8. EXPORT LAWS. The Software and related technology are subject to Belgium export control laws and may be subject to export or import regulations in other countries.  Licensee agrees to strictly comply with all such laws and regulations and acknowledges that Licensee has the responsibility to obtain such licenses to export, re-export or import as may be required.   

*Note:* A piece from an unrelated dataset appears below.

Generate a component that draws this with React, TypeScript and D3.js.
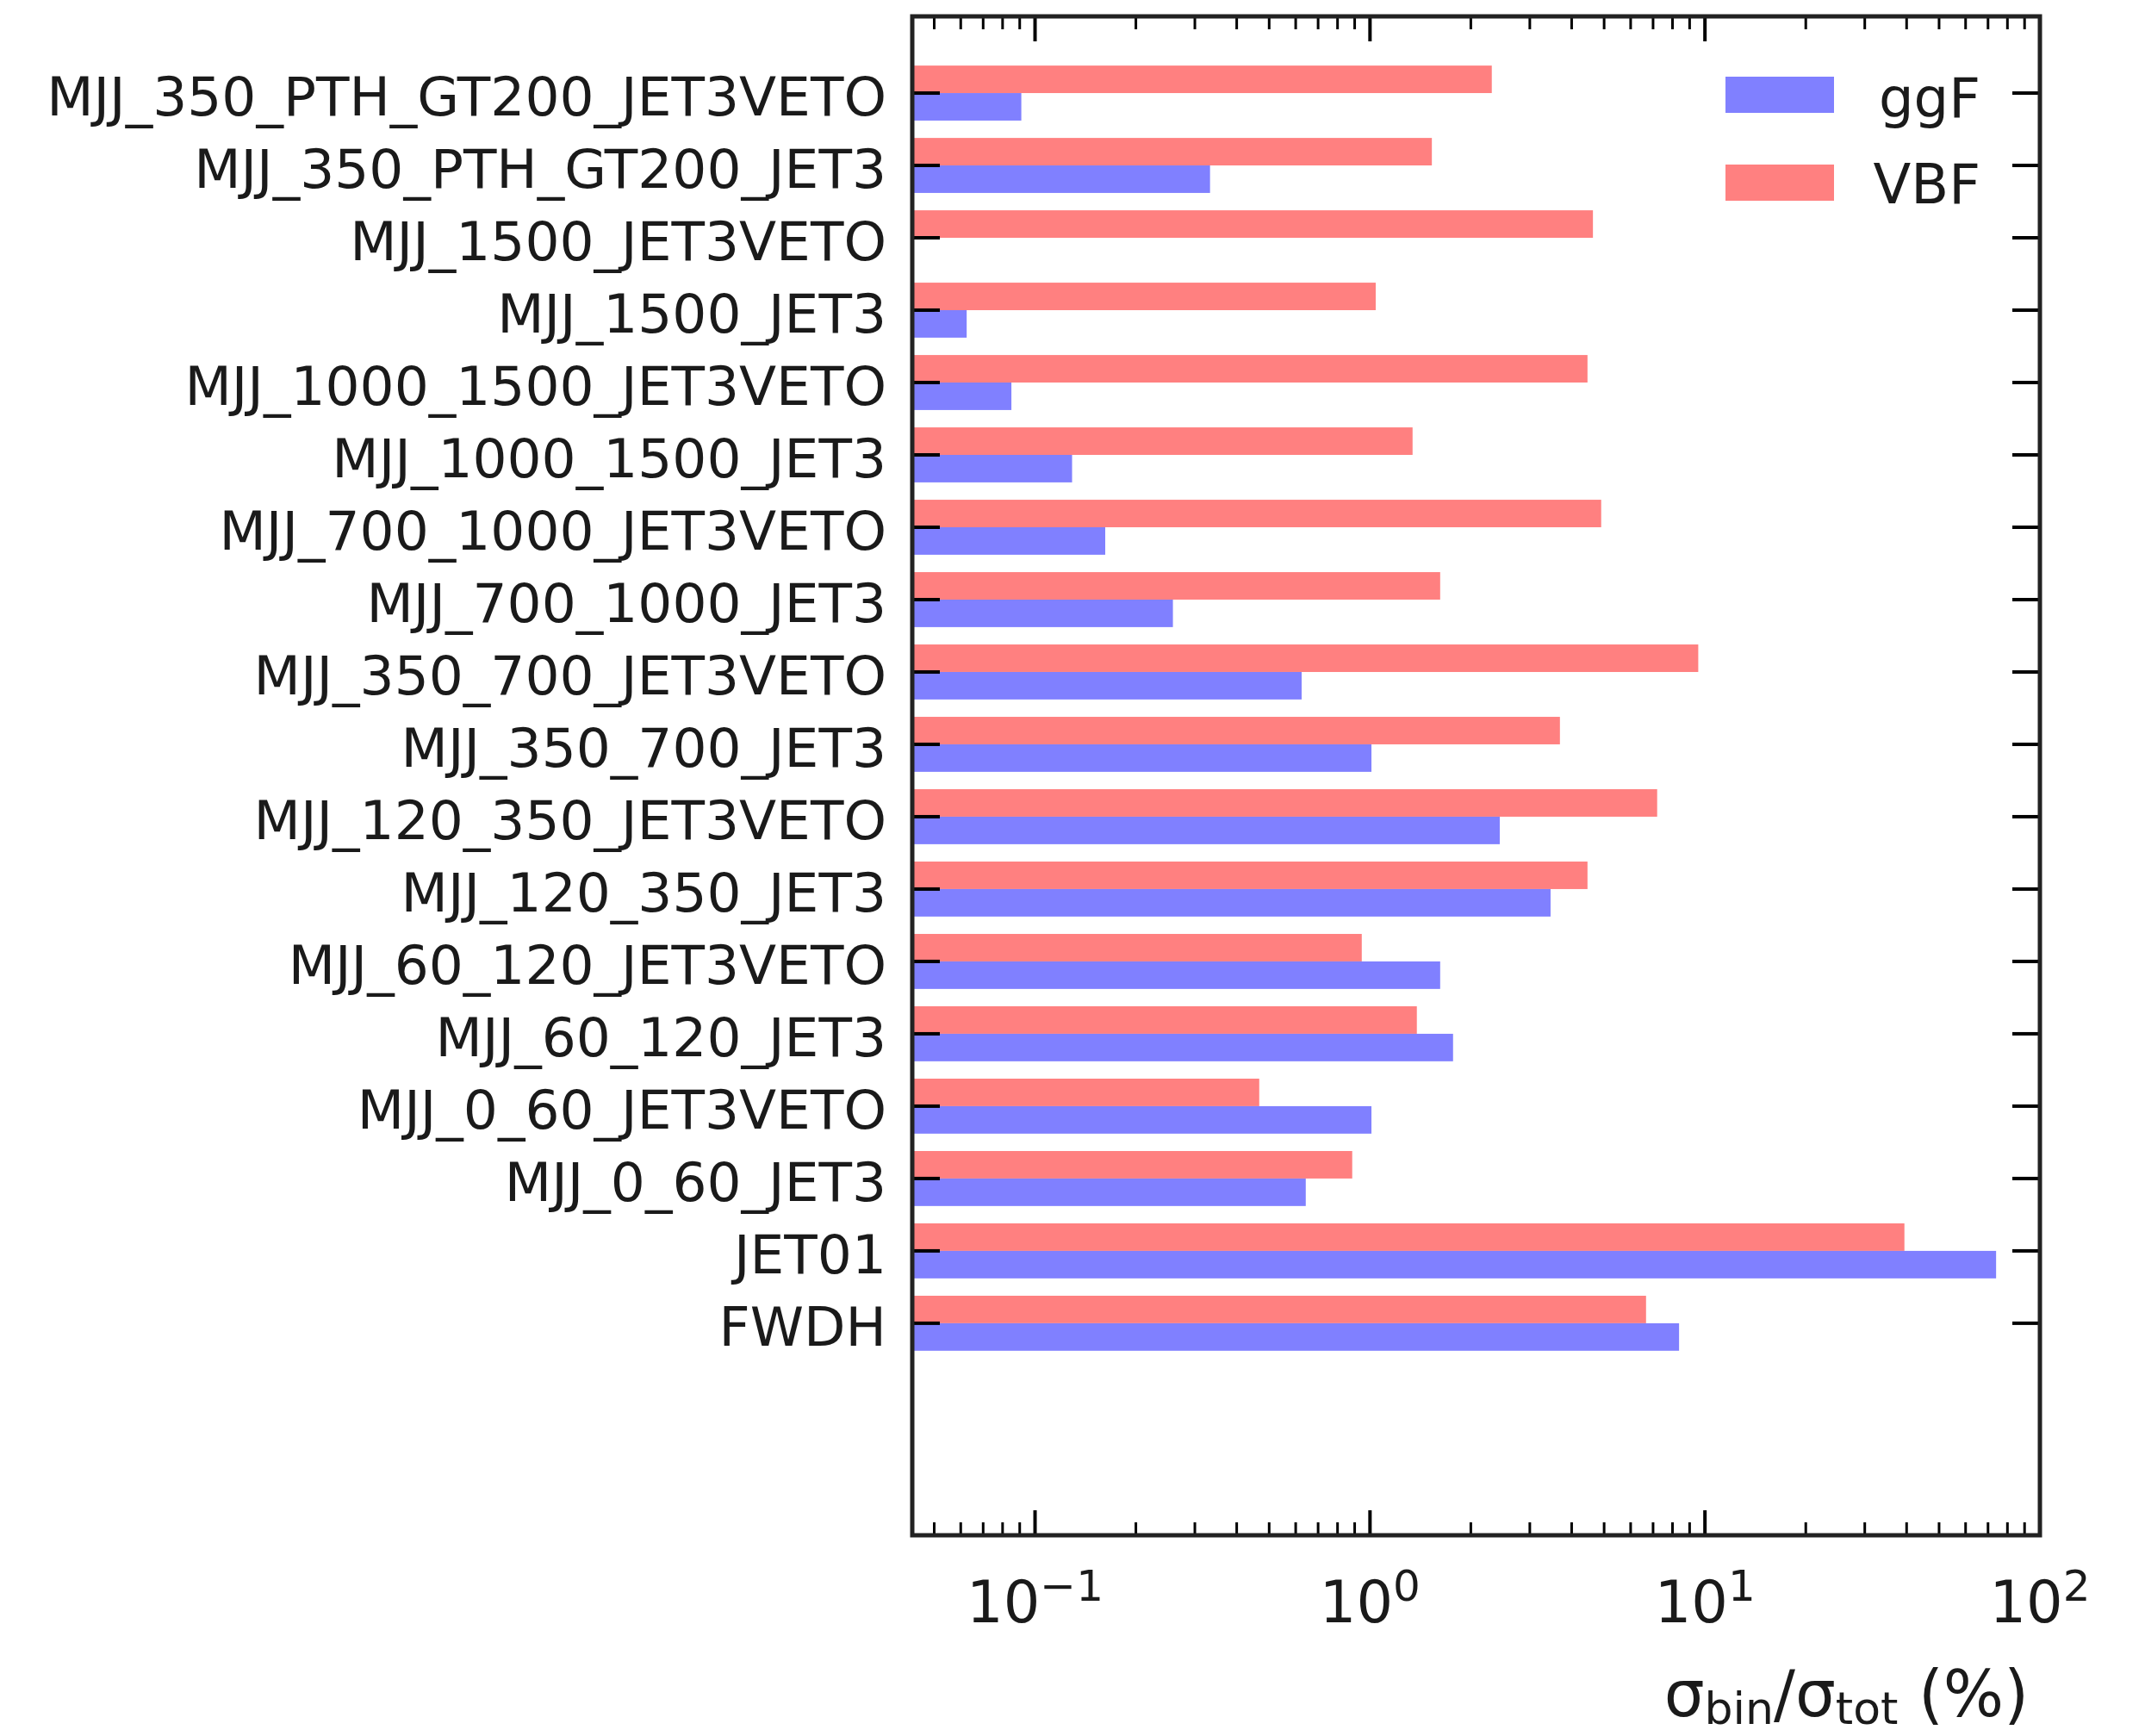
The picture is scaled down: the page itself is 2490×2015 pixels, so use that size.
import * as d3 from 'd3'
import React from 'react'

const categories = [
  'MJJ_350_PTH_GT200_JET3VETO', 'MJJ_350_PTH_GT200_JET3', 'MJJ_1500_JET3VETO', 'MJJ_1500_JET3',
  'MJJ_1000_1500_JET3VETO', 'MJJ_1000_1500_JET3', 'MJJ_700_1000_JET3VETO', 'MJJ_700_1000_JET3',
  'MJJ_350_700_JET3VETO', 'MJJ_350_700_JET3', 'MJJ_120_350_JET3VETO', 'MJJ_120_350_JET3',
  'MJJ_60_120_JET3VETO', 'MJJ_60_120_JET3', 'MJJ_0_60_JET3VETO', 'MJJ_0_60_JET3', 'JET01', 'FWDH',
]
// percent of total cross section, same order as categories (0 = not drawn on log axis)
const ggF = [0.091, 0.333, 0, 0.0625, 0.085, 0.129, 0.162, 0.258, 0.625, 1.01, 2.44, 3.46, 1.62, 1.77, 1.01, 0.643, 74, 8.37]
const VBF = [2.31, 1.53, 4.63, 1.04, 4.46, 1.34, 4.9, 1.62, 9.55, 3.69, 7.2, 4.46, 0.945, 1.38, 0.467, 0.885, 39.4, 6.67]
const xMajor = [-1, 0, 1, 2]

const W = 2490, H = 2015
const left = 1059, right = 2368, top = 19, bottom = 1782
const font = 'DejaVu Sans, sans-serif'

const App = () => {
  const x = d3.scaleLog().domain([0.043, 100]).range([left, right])
  const y = d3.scaleLinear().domain([-2.93, 18.06]).range([bottom, top])
  const n = categories.length
  const bh = 0.38
  const pos = (i: number) => n - 1 - i

  const [d0, d1] = x.domain()
  const minor: number[] = []
  for (let e = -2; e <= 2; e++) {
    for (let k = 2; k <= 9; k++) {
      const v = k * Math.pow(10, e)
      if (v >= d0 && v <= d1) minor.push(v)
    }
  }

  return (
    <svg width={W} height={H} style={{ position: 'absolute', left: 0, top: 0, background: '#fff' }} fontFamily={font}>
      <defs>
        <clipPath id="plot"><rect x={left} y={top} width={right - left} height={bottom - top} /></clipPath>
      </defs>
      <g clipPath="url(#plot)">
        {categories.map((c, i) => (
          <g key={c}>
            {VBF[i] > 0 && <rect x={left} y={y(pos(i) + bh)} width={x(VBF[i]) - left} height={y(pos(i)) - y(pos(i) + bh)} fill="#ff8080" />}
            {ggF[i] > 0 && <rect x={left} y={y(pos(i))} width={x(ggF[i]) - left} height={y(pos(i) - bh) - y(pos(i))} fill="#8080ff" />}
          </g>
        ))}
      </g>

      {/* y ticks, both sides, inward */}
      {categories.map((c, i) => (
        <g key={'t' + c}>
          <line x1={left} x2={left + 32} y1={y(pos(i))} y2={y(pos(i))} stroke="#000" strokeWidth={4} />
          <line x1={right} x2={right - 32} y1={y(pos(i))} y2={y(pos(i))} stroke="#000" strokeWidth={4} />
          <text x={1029} y={y(pos(i)) + 26} textAnchor="end" fontSize={63} fill="#1a1a1a">{c}</text>
        </g>
      ))}

      {/* x ticks top & bottom */}
      {minor.map(v => (
        <g key={'m' + v}>
          <line x1={x(v)} x2={x(v)} y1={bottom} y2={bottom - 15} stroke="#000" strokeWidth={3} />
          <line x1={x(v)} x2={x(v)} y1={top} y2={top + 15} stroke="#000" strokeWidth={3} />
        </g>
      ))}
      {xMajor.map(e => (
        <g key={'M' + e}>
          <line x1={x(Math.pow(10, e))} x2={x(Math.pow(10, e))} y1={bottom} y2={bottom - 29} stroke="#000" strokeWidth={4} />
          <line x1={x(Math.pow(10, e))} x2={x(Math.pow(10, e))} y1={top} y2={top + 29} stroke="#000" strokeWidth={4} />
          <text x={x(Math.pow(10, e))} y={1883} textAnchor="middle" fontSize={67} fill="#1a1a1a">
            10<tspan dy={-25} fontSize={50}>{e < 0 ? '\u2212' + -e : e}</tspan>
          </text>
        </g>
      ))}

      <rect x={left} y={top} width={right - left} height={bottom - top} fill="none" stroke="#222" strokeWidth={5} />

      {/* legend */}
      <rect x={2003} y={89} width={126} height={42} fill="#8080ff" />
      <rect x={2003} y={191} width={126} height={42} fill="#ff8080" />
      <text x={2299} y={136} textAnchor="end" fontSize={64} fill="#1a1a1a">ggF</text>
      <text x={2299} y={236} textAnchor="end" fontSize={64} fill="#1a1a1a">VBF</text>

      <text x={2355} y={1992} textAnchor="end" fontSize={74} fill="#1a1a1a">
        σ<tspan dy={9} fontSize={52}>bin</tspan><tspan dy={-9}>/σ</tspan><tspan dy={9} fontSize={52}>tot</tspan><tspan dy={-9}> (%)</tspan>
      </text>
    </svg>
  )
}

export default App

9. GENERAL.    This Agreement shall be governed by the laws of Belgium, excluding its conflict of laws principles, and the parties hereby consent to jurisdiction and venue in the state and federal courts sitting in Leuven, Belgium.  In any such dispute, the prevailing party shall be entitled to recover its reasonable attorneys’ fees and expenses from the other party. Licensee may not assign or transfer its rights or obligations arising under this Agreement to any third party, and any such attempted assignment or transfer shall be void and without effect.  This Agreement may not be modified except upon mutual written agreement of both parties.  The waiver by either party of a breach of any provision of this Agreement will not operate or be interpreted as a waiver of any other or subsequent breach.  If any provision of this Agreement is deemed unenforceable, such provision will be changed and interpreted to accomplish the objectives of such provision to the greatest extent possible under applicable law and the remaining provisions will continue in full force and effect.  This Agreement sets forth the entire understanding of the parties and supersedes any and all prior oral and written agreements or understandings between the parties regarding the subject matter of this Agreement.  Nothing contained in any purchase order, order acknowledgement form, order confirmation form, task order, invoice, delivery order, or similar documents submitted by Licensee to CBABelgium.com shall in any way modify or add to the terms and conditions contained in this Agreement.

THE SOFTWARE IS PROTECTED BY BELGIUM’S COPYRIGHT LAW AND INTERNATIONAL TREATY;

UNAUTHORIZED REPRODUCTION OR DISTRIBUTION IS SUBJECT TO CIVIL AND CRIMINAL PENALTIES.